This is a transcript obtained from the Time magazine. Read through the mind of Mwalimu about liberating Zimbabwe then and the then East African Community.
This was published on Monday, Mar. 14, 1977
What would happen if South Africa intervened militarily to prop up the white minority regime of Prime Minister Ian Smith in Rhodesia? Tanzanian President Julius Nyerere's answer: the five "frontline" African states that support Rhodesia's black nationalist guerrillas might well invite Soviet or Chinese intervention.
For Nyerere, 55, who led his country to independence 16 years ago, the simmering guerrilla war in Rhodesia overshadows matters much closer to home. Besides the problem of his socialist nation's faltering economy, he is confronted with the collapse of the East African Community that bound Tanzania with neighboring Kenya and Uganda in economic union, and the open hostility of Ugandan Dictator Idi Amin Dada, who accuses him of plotting an "invasion" in cahoots with former Ugandan President Milton Obote. Nonetheless, the future of southern Africa remains Nyerere's main concern, as he made clear in an hour-long interview with TIME Correspondent Lee Griggs last week at his two-story villa in Dar es Salaam:
Q. Will the insurgency in Rhodesia develop into full-scale war?
A. It is no longer a question of whether there will be war but of how much war. How much armed pressure is necessary depends on how much unarmed pressure the Western countries apply in the form of sanctions and the like. It will take a combination of these pressures to bring down Smith and make independence on the basis of majority rule possible.
Q. How could the U.S. apply pressure?
A.The U.S. can do three things. First, it can discourage Smith from believing that eventually the Western world must regard him as an ally against Communist penetration of southern Africa. Second, it must follow up with action to discourage Smith. It encourages him that you now buy his chrome openly and break sanctions. Third, you must realize that South Africa is a strong supporter of Smith. Rather than pursue past policy and use South Africa as your ally against Smith, you should realize that the politics of South Africa simply do not allow this. Instead, the U.S. and the West should say to [John] Vorster, "Look, we don't expect you to help bring about majority rule in Rhodesia. All we ask is that you not stop it."
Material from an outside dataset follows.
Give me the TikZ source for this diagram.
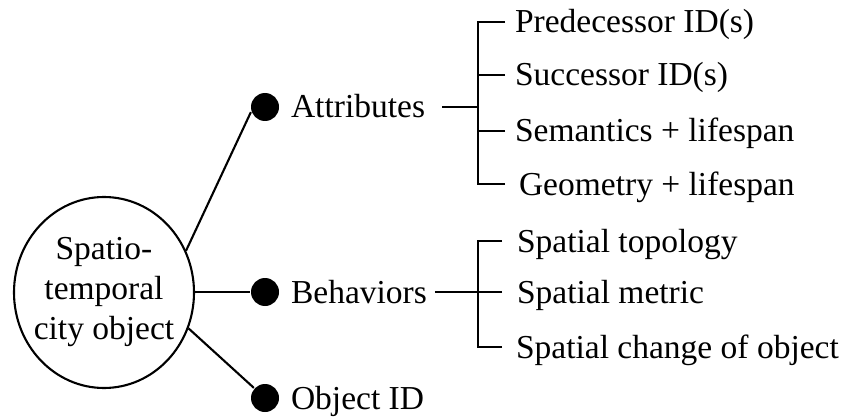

Q. Why are you exclusively committed to the Patriotic Front [of guerrillas inside Rhodesia] as the only means to bring about majority rule there?
A. The problem is Smith, not the Patriotic Front. This fellow [with] the power has to be forced into independence on the basis of majority rule, and the Patriotic Front is doing the forcing. You cannot have a tea party for Smith and expect him to give in. He must be defeated or brought to the conference table at a point where he knows he is defeated.
Q. Tanzanian troops are training guerrillas. Do you foresee using your troops in combat against Rhodesian forces?
A. We have had experience with guerrilla fighting-and a philosophy of liberation. We helped the Mozambicans to fight by setting up training camps and passing on arms to them. We accepted risks, but they did the fighting. Our philosophy is that people must free themselves. You don't free them. It is no good our going into Rhodesia. No, this is a war of liberation, and the people have to liberate themselves. But if the war [is] internationalized and South Africa goes in on the other side, then I don't see how Tanzania could stay out.
Q. If the war is "internationalized," do you see non-Africans getting involved, such as the Cubans?
A. Cuba, Cuba, Cuba! The question is always Cuba, not the military might of the West behind South Africa. No African country or combination of African countries could be a military threat to South Africa. Yet France and others continue to arm South Africa. Why is the U.S. so worried about tiny Cuba? Or is Cuba being used as a cover-up to arm South Africa? I tell you, brother, if South Africa uses its army to prevent Rhodesia from becoming free, then we have the right to ask for support from anywhere else-and from much bigger powers than Cuba.
Q. Closer to home, the East African Community-Tanzania, Kenya and Uganda-has apparently collapsed. What can you do to save it?
A. It is a tragic thing that independent African states cannot maintain the kind of unity that the British were able to build in East Africa. We can save something only if our partners, mainly Kenya, also agree to help. We are all poor Third World countries. We should work together to build strength through unity.
Q. Ten years ago, you set Tanzania firmly on the road to socialism. What have been the successes and shortcomings ?
A. We have chosen the socialist path, but we are still miles away from success. My people are poor and ignorant. They still have to drink dirty water. Every day we are telling our people what they deserve, but we do not have the managerial or financial ability to provide it. We could do much better.
Q. What is your attitude toward recent actions by Amin in Uganda?
A. My position is well known on Uganda. I have been speaking about it for six years-ever since Amin came to power. Now that others are beginning to see what is happening there, it is time for me to shut up.
Q. Is there anything to rumors that you may soon retire?
A. When I was last elected, for a five-year term in September 1975, I asked, "Isn't it time we considered other candidates?" It has been rumored that I plan to get out ever since, but my term still has some way to run, so please, allow me my time.